Siendo como es este un álbum donde se pone el acento en lo reflexivo y en la volatilidad de la vida, y que cuenta con una lírica destacadísima, es lógico que muchos de los pasajes se presenten intercalando ritmos que incidan en esa faceta sentimental, sin ningún ánimo por otra parte de desbancar a una casi hegemónica intensidad como valor primordial, dominante incluso en la arenga política de "Rainmaker", que avanza a fogonazos entre lo calmado y rabioso. Y si el piano que introduce “House of A Thousand Guitars” es el detonante en el romanticismo, también aplicable a la visión de la música recogida, que se expande en la pieza, algo parecido podríamos decir de la más anecdótica, pero relevante, armónica que comanda la descarnada nostalgia de una sobresaliente “Song for Orphans”. Primera de las tres canciones que han sido desempolvadas de los años setenta y que comparten, curiosamente, o no tanto, una evidente influencia de Bob Dylan, palpable en el recitado de "Janey Needs a Shooter" o en la “religiosa” “If I Was the Priest”. “I’ll See You In My Dreams”, colofón del álbum, es también el cierre del círculo, a través de otro ritmo de tintes heroicos, con el que presenta una gestión menos trágica del recuerdo de los ausentes.
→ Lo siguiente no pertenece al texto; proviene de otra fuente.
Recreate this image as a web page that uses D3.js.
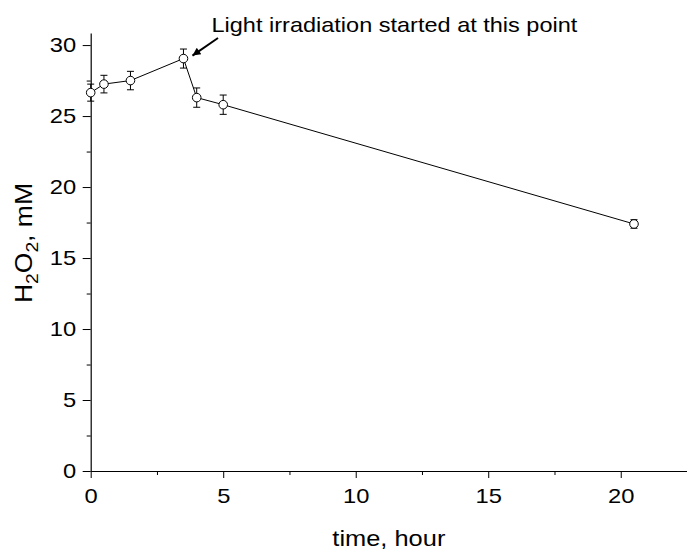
<!DOCTYPE html>
<html>
<head>
<meta charset="utf-8">
<script src="https://cdn.jsdelivr.net/npm/d3@7"></script>
<style>
  body { margin: 0; background: #fff; }
  svg { display: block; font-family: "Liberation Sans", Arial, sans-serif; }
</style>
</head>
<body>
<div id="chart"></div>
<script>
// data
let times = [0, 0.5, 1.5, 3.5, 4, 5, 20.5];
let h2o2 = [26.65, 27.25, 27.5, 29.05, 26.3, 25.8, 17.4];
let errs = [0.6, 0.62, 0.65, 0.67, 0.68, 0.68, 0.3];
let xMajor = [0, 5, 10, 15, 20];
let xMinor = [2.5, 7.5, 12.5, 17.5];
let yMajor = [0, 5, 10, 15, 20, 25, 30];
let yMinor = [2.5, 7.5, 12.5, 17.5, 22.5, 27.5];

let width = 687, height = 550;
let plotL = 90.7, plotR = 687, plotT = 33, plotB = 471;
// the original lettering is a bit wider than Arial
let stretch = 1.13;

let x = d3.scaleLinear().domain([0, 22.5]).range([plotL, plotR]);
let y = d3.scaleLinear().domain([0, 30.85]).range([plotB, plotT]);

let svg = d3.select("#chart").append("svg")
  .attr("width", width)
  .attr("height", height);

// axes
function styleAxis(g) {
  g.selectAll("path.domain").attr("stroke", "#000").attr("stroke-width", 1.2);
  g.selectAll(".tick line").attr("stroke", "#000");
  g.selectAll(".tick text").attr("fill", "#000").style("font-size", "21px");
}

svg.append("g")
  .attr("transform", "translate(0," + plotB + ")")
  .call(d3.axisBottom(x).tickValues(xMinor).tickSize(4).tickFormat("").tickSizeOuter(0))
  .call(g => g.select("path.domain").remove())
  .call(styleAxis);
svg.append("g")
  .attr("transform", "translate(0," + plotB + ")")
  .call(d3.axisBottom(x).tickValues(xMajor).tickSize(7).tickPadding(10).tickSizeOuter(0))
  .call(styleAxis)
  .call(g => g.selectAll(".tick text").attr("transform", "scale(" + stretch + ",1)"));

svg.append("g")
  .attr("transform", "translate(" + plotL + ",0)")
  .call(d3.axisLeft(y).tickValues(yMinor).tickSize(4).tickFormat("").tickSizeOuter(0))
  .call(g => g.select("path.domain").remove())
  .call(styleAxis);
svg.append("g")
  .attr("transform", "translate(" + plotL + ",0)")
  .call(d3.axisLeft(y).tickValues(yMajor).tickSize(8).tickPadding(6).tickSizeOuter(0))
  .call(styleAxis)
  .call(g => g.selectAll(".tick text")
    .attr("x", -14.5 / stretch)
    .attr("transform", "scale(" + stretch + ",1)"));

// axis titles
svg.append("text")
  .attr("transform", "translate(" + (plotL + plotR) / 2 + ",546) scale(" + stretch + ",1)")
  .attr("text-anchor", "middle")
  .style("font-size", "22.5px")
  .text("time, hour");

let yl = svg.append("text")
  .attr("transform", "translate(32,243) rotate(-90) scale(" + stretch + ",1)")
  .attr("text-anchor", "middle")
  .style("font-size", "23.5px");
yl.append("tspan").text("H");
yl.append("tspan").attr("dy", 6).style("font-size", "17px").text("2");
yl.append("tspan").attr("dy", -6).text("O");
yl.append("tspan").attr("dy", 6).style("font-size", "17px").text("2");
yl.append("tspan").attr("dy", -6).text(", mM");

// connecting line
let pts = times.map((t, i) => ({t: t, v: h2o2[i], e: errs[i]}));
svg.append("path")
  .datum(pts)
  .attr("fill", "none")
  .attr("stroke", "#000")
  .attr("stroke-width", 1)
  .attr("d", d3.line().x(d => x(d.t)).y(d => y(d.v)));

// error bars
let eb = svg.append("g").attr("stroke", "#000").attr("stroke-width", 1);
eb.selectAll("line.v").data(pts).enter().append("line")
  .attr("x1", d => x(d.t)).attr("x2", d => x(d.t))
  .attr("y1", d => y(d.v - d.e)).attr("y2", d => y(d.v + d.e));
eb.selectAll("line.top").data(pts).enter().append("line")
  .attr("x1", d => x(d.t) - 3.5).attr("x2", d => x(d.t) + 3.5)
  .attr("y1", d => y(d.v + d.e)).attr("y2", d => y(d.v + d.e));
eb.selectAll("line.bot").data(pts).enter().append("line")
  .attr("x1", d => x(d.t) - 3.5).attr("x2", d => x(d.t) + 3.5)
  .attr("y1", d => y(d.v - d.e)).attr("y2", d => y(d.v - d.e));

// markers
svg.append("g").selectAll("circle").data(pts).enter().append("circle")
  .attr("cx", d => x(d.t))
  .attr("cy", d => y(d.v))
  .attr("r", 4.3)
  .attr("fill", "#fff")
  .attr("stroke", "#000")
  .attr("stroke-width", 1);

// annotation
svg.append("defs").append("marker")
  .attr("id", "arrow")
  .attr("viewBox", "0 0 10 10")
  .attr("refX", 10).attr("refY", 5)
  .attr("markerWidth", 11).attr("markerHeight", 8)
  .attr("markerUnits", "userSpaceOnUse")
  .attr("orient", "auto")
  .append("path")
  .attr("d", "M0,0 L10,5 L0,10 Z")
  .attr("fill", "#000");

let hx = x(3.5) + 9, hy = y(29.05) - 3;
svg.append("line")
  .attr("x1", 218).attr("y1", 38)
  .attr("x2", hx).attr("y2", hy)
  .attr("stroke", "#000")
  .attr("stroke-width", 2)
  .attr("marker-end", "url(#arrow)");

svg.append("text")
  .attr("transform", "translate(211.5,31.5) scale(1.12,1)")
  .style("font-size", "21px")
  .text("Light irradiation started at this point");
</script>
</body>
</html>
Probablemente sería un ejercicio sano catar este disco sin la, en ocasiones, rémora que supone ver el nombre de quien lo firma. De hacerlo así, casi con toda seguridad habría mayor consenso a la hora de dictaminar que estamos ante un muy notable trabajo, con excelentes picos, y en el que sin duda destaca esa determinación por recuperar la energía y el nervio desde la madurez, afrontando el cada vez menos lejano final del recorrido. Porque por suerte o por desgracia todo pasa, incluso la necesidad de dictar sentencia rápida y alocada sobre cada movimiento de Springsteen, que en realidad responde, ni más ni menos, a la observación desde una perspectiva netamente rockera de la extinción de su tiempo, manifestado en la desaparición de cada vez más compañeros de andanzas. Quizás todos nosotros en algún momento tengamos que padecer esa sensación con su persona, y entonces echaremos de menos disfrutar, con mayor o menos suerte según el caso, de su inasequible ímpetu por hacer de la música un espacio desde el que emocionar y poner a millones de personas en pie, algo que esta vez seguro lo volverá a lograr pero con la tranquilidad que le otorga saber que ha creado una obra con la que, esta vez sí, le pueden seguir llamando "el jefe".